● **GIVEN EXERCISE**
Extract every record, exactly as written, and ignore the pictures.

● **RECORDS FOR THIS EXERCISE**
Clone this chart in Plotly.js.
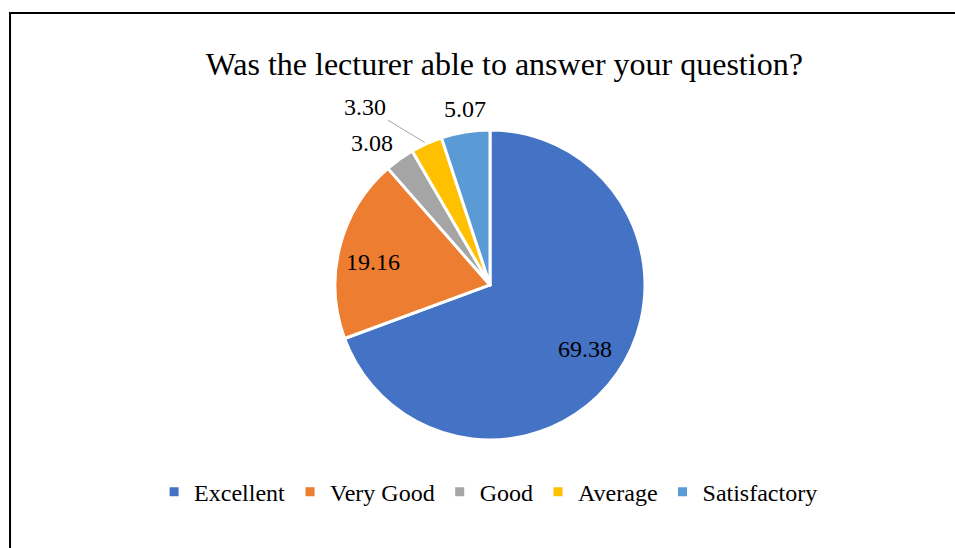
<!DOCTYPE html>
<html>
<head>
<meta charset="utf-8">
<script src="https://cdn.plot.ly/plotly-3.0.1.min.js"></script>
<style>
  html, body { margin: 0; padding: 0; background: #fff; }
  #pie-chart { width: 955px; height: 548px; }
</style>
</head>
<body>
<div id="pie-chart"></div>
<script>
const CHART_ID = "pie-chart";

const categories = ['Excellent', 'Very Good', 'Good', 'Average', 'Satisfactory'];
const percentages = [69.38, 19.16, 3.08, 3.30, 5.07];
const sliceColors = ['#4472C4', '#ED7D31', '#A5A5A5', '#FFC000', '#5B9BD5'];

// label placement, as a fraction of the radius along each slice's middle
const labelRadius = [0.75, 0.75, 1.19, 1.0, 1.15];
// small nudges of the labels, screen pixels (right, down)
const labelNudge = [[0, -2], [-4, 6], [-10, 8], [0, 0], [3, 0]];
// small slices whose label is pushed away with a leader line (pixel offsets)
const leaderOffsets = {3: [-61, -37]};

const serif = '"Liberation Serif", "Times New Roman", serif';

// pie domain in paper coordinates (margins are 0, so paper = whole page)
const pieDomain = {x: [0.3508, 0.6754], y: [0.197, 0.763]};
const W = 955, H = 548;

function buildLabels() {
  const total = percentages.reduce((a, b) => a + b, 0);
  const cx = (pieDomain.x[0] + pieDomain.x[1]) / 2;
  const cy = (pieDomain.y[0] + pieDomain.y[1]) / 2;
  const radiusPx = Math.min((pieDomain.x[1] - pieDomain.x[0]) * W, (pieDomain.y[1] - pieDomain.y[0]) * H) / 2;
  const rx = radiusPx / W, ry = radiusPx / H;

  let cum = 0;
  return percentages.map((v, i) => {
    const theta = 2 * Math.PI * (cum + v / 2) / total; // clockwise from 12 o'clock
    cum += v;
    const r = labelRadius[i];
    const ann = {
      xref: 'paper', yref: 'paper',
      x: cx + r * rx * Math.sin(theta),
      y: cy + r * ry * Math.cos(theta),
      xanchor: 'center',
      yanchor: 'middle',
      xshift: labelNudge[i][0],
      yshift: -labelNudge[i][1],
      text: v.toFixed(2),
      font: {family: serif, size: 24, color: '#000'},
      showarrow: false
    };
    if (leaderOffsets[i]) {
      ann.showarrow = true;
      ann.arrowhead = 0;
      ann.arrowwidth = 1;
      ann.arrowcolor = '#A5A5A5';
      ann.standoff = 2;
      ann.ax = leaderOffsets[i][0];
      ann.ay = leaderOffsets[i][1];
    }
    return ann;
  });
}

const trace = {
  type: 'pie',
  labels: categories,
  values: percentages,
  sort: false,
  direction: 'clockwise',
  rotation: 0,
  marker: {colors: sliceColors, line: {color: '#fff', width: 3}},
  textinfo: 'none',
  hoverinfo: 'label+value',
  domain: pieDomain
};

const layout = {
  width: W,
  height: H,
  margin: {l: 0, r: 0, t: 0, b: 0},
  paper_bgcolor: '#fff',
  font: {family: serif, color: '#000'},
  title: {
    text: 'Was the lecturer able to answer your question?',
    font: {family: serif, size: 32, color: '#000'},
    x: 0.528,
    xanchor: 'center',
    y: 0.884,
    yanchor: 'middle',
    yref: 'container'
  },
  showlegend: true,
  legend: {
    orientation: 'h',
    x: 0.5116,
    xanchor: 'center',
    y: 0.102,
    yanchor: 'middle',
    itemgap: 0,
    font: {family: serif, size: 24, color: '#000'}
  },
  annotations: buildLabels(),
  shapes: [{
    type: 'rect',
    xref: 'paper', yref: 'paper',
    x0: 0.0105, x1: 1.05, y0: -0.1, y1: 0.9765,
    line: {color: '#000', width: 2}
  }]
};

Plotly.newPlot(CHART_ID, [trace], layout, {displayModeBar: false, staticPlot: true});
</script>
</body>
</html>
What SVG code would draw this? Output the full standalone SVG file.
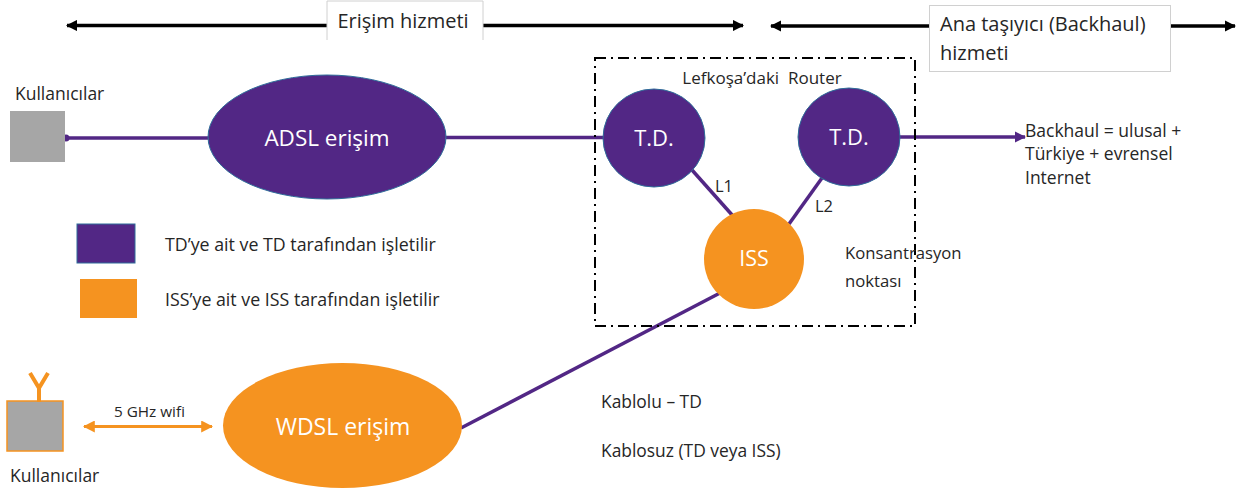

● **FULL SOLUTION**
Clone this chart in Plotly.js.
<!DOCTYPE html>
<html>
<head>
<meta charset="utf-8">
<script src="https://cdn.plot.ly/plotly-3.0.1.min.js"></script>
<style>
  html, body { margin: 0; padding: 0; background: #fff; }
  #pie-chart { width: 955px; height: 548px; }
</style>
</head>
<body>
<div id="pie-chart"></div>
<script>
const CHART_ID = "pie-chart";

const categories = ['Excellent', 'Very Good', 'Good', 'Average', 'Satisfactory'];
const percentages = [69.38, 19.16, 3.08, 3.30, 5.07];
const sliceColors = ['#4472C4', '#ED7D31', '#A5A5A5', '#FFC000', '#5B9BD5'];

// label placement, as a fraction of the radius along each slice's middle
const labelRadius = [0.75, 0.75, 1.19, 1.0, 1.15];
// small nudges of the labels, screen pixels (right, down)
const labelNudge = [[0, -2], [-4, 6], [-10, 8], [0, 0], [3, 0]];
// small slices whose label is pushed away with a leader line (pixel offsets)
const leaderOffsets = {3: [-61, -37]};

const serif = '"Liberation Serif", "Times New Roman", serif';

// pie domain in paper coordinates (margins are 0, so paper = whole page)
const pieDomain = {x: [0.3508, 0.6754], y: [0.197, 0.763]};
const W = 955, H = 548;

function buildLabels() {
  const total = percentages.reduce((a, b) => a + b, 0);
  const cx = (pieDomain.x[0] + pieDomain.x[1]) / 2;
  const cy = (pieDomain.y[0] + pieDomain.y[1]) / 2;
  const radiusPx = Math.min((pieDomain.x[1] - pieDomain.x[0]) * W, (pieDomain.y[1] - pieDomain.y[0]) * H) / 2;
  const rx = radiusPx / W, ry = radiusPx / H;

  let cum = 0;
  return percentages.map((v, i) => {
    const theta = 2 * Math.PI * (cum + v / 2) / total; // clockwise from 12 o'clock
    cum += v;
    const r = labelRadius[i];
    const ann = {
      xref: 'paper', yref: 'paper',
      x: cx + r * rx * Math.sin(theta),
      y: cy + r * ry * Math.cos(theta),
      xanchor: 'center',
      yanchor: 'middle',
      xshift: labelNudge[i][0],
      yshift: -labelNudge[i][1],
      text: v.toFixed(2),
      font: {family: serif, size: 24, color: '#000'},
      showarrow: false
    };
    if (leaderOffsets[i]) {
      ann.showarrow = true;
      ann.arrowhead = 0;
      ann.arrowwidth = 1;
      ann.arrowcolor = '#A5A5A5';
      ann.standoff = 2;
      ann.ax = leaderOffsets[i][0];
      ann.ay = leaderOffsets[i][1];
    }
    return ann;
  });
}

const trace = {
  type: 'pie',
  labels: categories,
  values: percentages,
  sort: false,
  direction: 'clockwise',
  rotation: 0,
  marker: {colors: sliceColors, line: {color: '#fff', width: 3}},
  textinfo: 'none',
  hoverinfo: 'label+value',
  domain: pieDomain
};

const layout = {
  width: W,
  height: H,
  margin: {l: 0, r: 0, t: 0, b: 0},
  paper_bgcolor: '#fff',
  font: {family: serif, color: '#000'},
  title: {
    text: 'Was the lecturer able to answer your question?',
    font: {family: serif, size: 32, color: '#000'},
    x: 0.528,
    xanchor: 'center',
    y: 0.884,
    yanchor: 'middle',
    yref: 'container'
  },
  showlegend: true,
  legend: {
    orientation: 'h',
    x: 0.5116,
    xanchor: 'center',
    y: 0.102,
    yanchor: 'middle',
    itemgap: 0,
    font: {family: serif, size: 24, color: '#000'}
  },
  annotations: buildLabels(),
  shapes: [{
    type: 'rect',
    xref: 'paper', yref: 'paper',
    x0: 0.0105, x1: 1.05, y0: -0.1, y1: 0.9765,
    line: {color: '#000', width: 2}
  }]
};

Plotly.newPlot(CHART_ID, [trace], layout, {displayModeBar: false, staticPlot: true});
</script>
</body>
</html>
What SVG code would draw this? Output the full standalone SVG file.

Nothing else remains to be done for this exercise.